4. Particulars of the administrative sanctions:
4.1. In terms of section 45C(1) read with section 45C(3)(e) of the FIC Act, the FSCA imposes the following financial penalties on MCI:
- **4.1.1** A financial penalty of R1 900 000 for non-compliance with section 21 of the FIC Act read with Part II of the Guidance Note 7.
- **4.1.2** A financial penalty of R4 400 000 for non-compliance with section 28 of the FIC Act read with regulations 22B, 22C and 24(4) of the Regulations.
4.2. MCI is directed to pay the financial penalty of R6 300 000 on or before 06 July 2021.
4.3. The financial penalty is payable via electronic fund transfer to:
| Field | Value |
|-----------------|--------------------------------|
| Account Name | NRF – FIC Act Sanctions |
| Account Holder | National Treasury |
| Account Number | 80552749 |
| Bank | South African Reserve Bank |
| Code | 910145 |
| Reference | FIC Sanction – Momentum Collective Inv/2020 |
4.4. Proof of payment must be submitted to the FSCA at mashuwa.mandavha@fsca.co.za and copy charl.geel@fsca.co.za.
5. Right of appeal:
5.1. In terms of section 45D of the FIC Act, read with Regulation 27C of the Regulations promulgated in terms of GN R1595 in GG 24176 of 20 December 2002 as amended, MCI may lodge an appeal within 30 days, from the date of receipt of the Notice. The notice of appeal and proof of payment of the mandatory appeal fee must be:
- **5.1.1** hand delivered to:
The Secretary: The FIC Act Appeal Board
Byls Bridge Office Park, Building 11
13 Candela Street
Highveld Extension
Centurion
- **5.1.2** sent via electronic mail to:
The HOD: Office of General Counsel
FSCA
Attention: Stefanus Rossouw (Stefanus.Rossouw@fsca.co.za) or Charl Geel (Charl.geel@fsca.co.za)

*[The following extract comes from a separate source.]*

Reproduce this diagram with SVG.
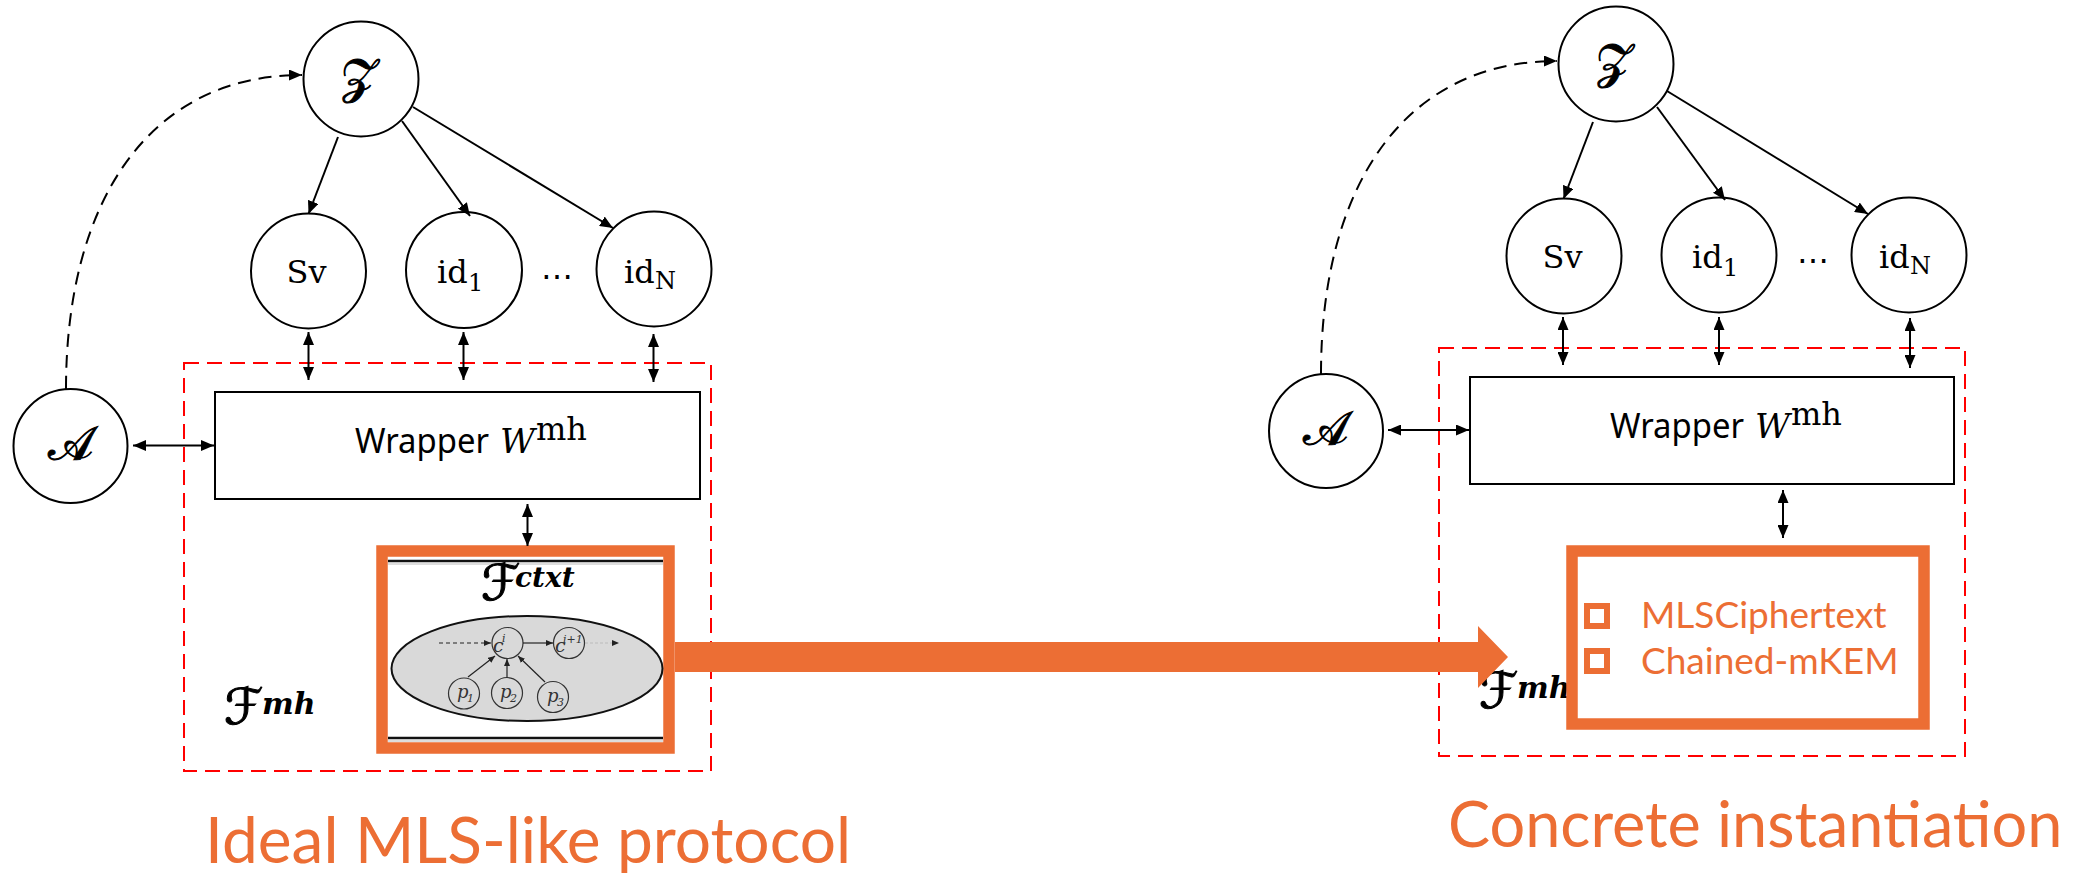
<svg xmlns="http://www.w3.org/2000/svg" width="2090" height="873" viewBox="0 0 2090 873">
<defs>
<style>
.node{fill:#fff;stroke:#000;stroke-width:2}
.conn{fill:none;stroke:#000;stroke-width:2}
.thin{fill:none;stroke:#222;stroke-width:1.2}
.dash{stroke-dasharray:13 8}
.red{fill:none;stroke:#ff0000;stroke-width:2;stroke-dasharray:15 8}
.obox{fill:#fff;stroke:#EC6E34;stroke-width:11.5}
.lbl{font-family:"DejaVu Serif","Liberation Serif",serif;font-size:32px;fill:#000}
.cal{font-family:"DejaVu Serif","DejaVu Sans","Noto Sans",serif;fill:#000;stroke:#000;stroke-width:1}
.it{font-family:"DejaVu Serif","Liberation Serif",serif;font-style:italic;fill:#000}
.wrap{font-family:"Noto Sans","Liberation Sans",sans-serif;font-size:34px;fill:#000}
.olbl{font-family:Lato,"Liberation Sans",sans-serif;fill:#EC6E34}
.small{font-family:"DejaVu Serif","Liberation Serif",serif;font-style:italic;fill:#333}
</style>
<marker id="ah" viewBox="0 0 13 11" refX="13" refY="5.5" markerWidth="13" markerHeight="11" markerUnits="userSpaceOnUse" orient="auto-start-reverse"><path d="M0,0L13,5.5L0,11z" fill="#000"/></marker>
<marker id="ahs" viewBox="0 0 7 6" refX="7" refY="3" markerWidth="7" markerHeight="6" markerUnits="userSpaceOnUse" orient="auto-start-reverse"><path d="M0,0L7,3L0,6z" fill="#222"/></marker>
</defs>
<rect width="2090" height="873" fill="#fff"/>

<!-- LEFT: ideal -->
<g id="left-Fmh-box">
<rect class="red" x="184" y="363" width="527" height="408"/>
<text x="224" y="724"><tspan class="cal" font-size="50">ℱ</tspan><tspan class="it" x="262" y="714" font-size="30" font-weight="bold">mh</tspan></text>
</g>
<g id="left-Z"><circle class="node" cx="361" cy="79" r="57.5"/><text class="cal" x="359" y="93" font-size="48" text-anchor="middle">𝒵</text></g>
<g id="left-Sv"><circle class="node" cx="308.5" cy="271" r="57.5"/><text class="lbl" x="306.5" y="283" text-anchor="middle">Sv</text></g>
<g id="left-id1"><circle class="node" cx="464" cy="270" r="58"/><text class="lbl" x="437" y="283">id<tspan x="468" y="291" font-size="24">1</tspan></text></g>
<g id="left-dots"><text class="lbl" x="557" y="287" font-size="46" text-anchor="middle">⋯</text></g>
<g id="left-idN"><circle class="node" cx="654" cy="269" r="57.5"/><text class="lbl" x="624" y="283">id<tspan x="655" y="289" font-size="24">N</tspan></text></g>
<g id="left-A"><circle class="node" cx="70.5" cy="446" r="57"/><text class="cal" x="70" y="460" font-size="48" text-anchor="middle">𝒜</text></g>
<g id="left-wrapper"><rect class="node" x="215" y="392" width="485" height="107"/>
<text y="453"><tspan class="wrap" x="355" textLength="134" lengthAdjust="spacingAndGlyphs">Wrapper</tspan><tspan class="it" x="500" font-size="34">W</tspan><tspan class="lbl" x="536" y="440" font-size="25">mh</tspan></text></g>
<g id="left-Fctxt">
<rect class="obox" x="382" y="551" width="287" height="197"/>
<line x1="388" y1="561" x2="663" y2="561" stroke="#111" stroke-width="2.5"/>
<line x1="388" y1="564" x2="663" y2="564" stroke="#bbb" stroke-width="1"/>
<line x1="388" y1="738" x2="663" y2="738" stroke="#111" stroke-width="2.5"/>
<line x1="388" y1="741" x2="663" y2="741" stroke="#bbb" stroke-width="1"/>
<text x="481" y="600"><tspan class="cal" font-size="50">ℱ</tspan><tspan class="it" x="515" y="587" font-size="28" font-weight="bold">ctxt</tspan></text>
<ellipse cx="527" cy="668.5" rx="135.5" ry="52.5" fill="#d9d9d9" stroke="#111" stroke-width="2"/>
<circle cx="507.5" cy="643" r="15.5" fill="none" stroke="#333" stroke-width="1.2"/>
<circle cx="569" cy="643" r="15.5" fill="none" stroke="#333" stroke-width="1.2"/>
<circle cx="464" cy="693.5" r="15.5" fill="none" stroke="#333" stroke-width="1.2"/>
<circle cx="507" cy="693" r="15.5" fill="none" stroke="#333" stroke-width="1.2"/>
<circle cx="553" cy="697" r="15.5" fill="none" stroke="#333" stroke-width="1.2"/>
<text class="small" x="493" y="652" font-size="19">c<tspan x="502" y="642" font-size="11">i</tspan></text>
<text class="small" x="555" y="652" font-size="19">c<tspan x="563" y="643" font-size="11">i+1</tspan></text>
<text class="small" x="457" y="698" font-size="18">p<tspan x="467" y="702" font-size="11">1</tspan></text>
<text class="small" x="500" y="698" font-size="18">p<tspan x="510" y="702" font-size="11">2</tspan></text>
<text class="small" x="547" y="702" font-size="18">p<tspan x="557" y="706" font-size="11">3</tspan></text>
<line class="thin" x1="439" y1="643" x2="491" y2="643" stroke-dasharray="4 3" marker-end="url(#ahs)"/>
<line class="thin" x1="523" y1="643" x2="553" y2="643" marker-end="url(#ahs)"/>
<line x1="585" y1="643" x2="619" y2="643" stroke="#bbb" stroke-width="1.2" stroke-dasharray="3 2" marker-end="url(#ahs)"/>
<line class="thin" x1="468" y1="677" x2="495" y2="656" marker-end="url(#ahs)"/>
<line class="thin" x1="507" y1="677.5" x2="507" y2="659" marker-end="url(#ahs)"/>
<line class="thin" x1="545" y1="682" x2="518" y2="656" marker-end="url(#ahs)"/>
</g>

<!-- RIGHT: concrete -->
<g id="right-Fmh-box">
<rect class="red" x="1439" y="348" width="526" height="408"/>
<text x="1479" y="708"><tspan class="cal" font-size="50">ℱ</tspan><tspan class="it" x="1517" y="698" font-size="30" font-weight="bold">mh</tspan></text>
</g>
<g id="right-Z"><circle class="node" cx="1616" cy="64" r="57.5"/><text class="cal" x="1614" y="78" font-size="48" text-anchor="middle">𝒵</text></g>
<g id="right-Sv"><circle class="node" cx="1564" cy="256" r="57.5"/><text class="lbl" x="1562.5" y="268" text-anchor="middle">Sv</text></g>
<g id="right-id1"><circle class="node" cx="1719" cy="255" r="57.5"/><text class="lbl" x="1692" y="268">id<tspan x="1723" y="276" font-size="24">1</tspan></text></g>
<g id="right-dots"><text class="lbl" x="1813" y="271" font-size="46" text-anchor="middle">⋯</text></g>
<g id="right-idN"><circle class="node" cx="1909" cy="255" r="57.5"/><text class="lbl" x="1879" y="268">id<tspan x="1910" y="274" font-size="24">N</tspan></text></g>
<g id="right-A"><circle class="node" cx="1326" cy="431" r="57"/><text class="cal" x="1325" y="445" font-size="48" text-anchor="middle">𝒜</text></g>
<g id="right-wrapper"><rect class="node" x="1470" y="377" width="484" height="107"/>
<text y="438"><tspan class="wrap" x="1610" textLength="134" lengthAdjust="spacingAndGlyphs">Wrapper</tspan><tspan class="it" x="1755" font-size="34">W</tspan><tspan class="lbl" x="1791" y="425" font-size="25">mh</tspan></text></g>
<g id="right-impl">
<rect class="obox" x="1572" y="551" width="352" height="173"/>
<rect x="1587" y="606" width="20" height="20" fill="none" stroke="#EC6E34" stroke-width="6"/>
<rect x="1587" y="651" width="20" height="20" fill="none" stroke="#EC6E34" stroke-width="6"/>
<text class="olbl" x="1641" y="628" font-size="37">MLSCiphertext</text>
<text class="olbl" x="1641" y="674" font-size="37">Chained-mKEM</text>
</g>

<!-- connectors -->
<g id="connectors">
<path class="conn dash" d="M66,389 C66,200 150,75 302,75" marker-end="url(#ah)"/>
<line class="conn" x1="338" y1="137" x2="308.5" y2="214" marker-end="url(#ah)"/>
<line class="conn" x1="402" y1="121" x2="470" y2="216" marker-end="url(#ah)"/>
<line class="conn" x1="413" y1="107" x2="613" y2="228" marker-end="url(#ah)"/>
<line class="conn" x1="308.5" y1="332" x2="308.5" y2="380" marker-start="url(#ah)" marker-end="url(#ah)"/>
<line class="conn" x1="463.5" y1="332" x2="463.5" y2="380" marker-start="url(#ah)" marker-end="url(#ah)"/>
<line class="conn" x1="653.5" y1="334" x2="653.5" y2="382" marker-start="url(#ah)" marker-end="url(#ah)"/>
<line class="conn" x1="133" y1="445.5" x2="214" y2="445.5" marker-start="url(#ah)" marker-end="url(#ah)"/>
<line class="conn" x1="527.5" y1="504" x2="527.5" y2="546" marker-start="url(#ah)" marker-end="url(#ah)"/>

<path class="conn dash" d="M1321,374 C1321,185 1405,61 1557,61" marker-end="url(#ah)"/>
<line class="conn" x1="1593" y1="122" x2="1563.5" y2="199" marker-end="url(#ah)"/>
<line class="conn" x1="1657" y1="107" x2="1725" y2="200" marker-end="url(#ah)"/>
<line class="conn" x1="1667" y1="91" x2="1868" y2="214" marker-end="url(#ah)"/>
<line class="conn" x1="1563" y1="317" x2="1563" y2="365" marker-start="url(#ah)" marker-end="url(#ah)"/>
<line class="conn" x1="1719" y1="317" x2="1719" y2="365" marker-start="url(#ah)" marker-end="url(#ah)"/>
<line class="conn" x1="1910" y1="318" x2="1910" y2="368" marker-start="url(#ah)" marker-end="url(#ah)"/>
<line class="conn" x1="1388" y1="430" x2="1469" y2="430" marker-start="url(#ah)" marker-end="url(#ah)"/>
<line class="conn" x1="1783" y1="490" x2="1783" y2="538" marker-start="url(#ah)" marker-end="url(#ah)"/>

<polygon points="675,642 1478,642 1478,626 1508,657 1478,688 1478,672 675,672" fill="#EC6E34"/>
</g>

<g id="captions">
<text class="olbl" x="205" y="863" font-size="64">Ideal MLS-like protocol</text>
<text class="olbl" x="1448" y="847" font-size="63">Concrete instantiation</text>
</g>
</svg>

5.2. Mr Gcinikhaya Dudeni, Secretary of the FIC Act Appeal Board, may be contacted at Gcinikhaya.dudeni@fic.gov.za and telephonically at (012) 641-6241 / 082 437 6371 should MCI require further information regarding the appeal process. Details of the appeal process can also be found on the FIC’s website at www.fic.gov.za.
6. Failure to comply with the administrative sanction
6.1. In terms of section 45(C)(7)(b) of the FIC Act, should MCI fail to pay the prescribed financial penalty in accordance with this notice and an appeal has not been lodged within the prescribed period, the FSCA may forthwith file with the clerk or registrar of a competent court a certified copy of this notice, which shall thereupon have the effect of a civil judgement lawfully given in that court in favour of the FSCA.
7. Publication of sanction:
7.1. The FSCA will make public the decision and the nature of the sanction imposed in terms of section 45C(11) of the FIC Act.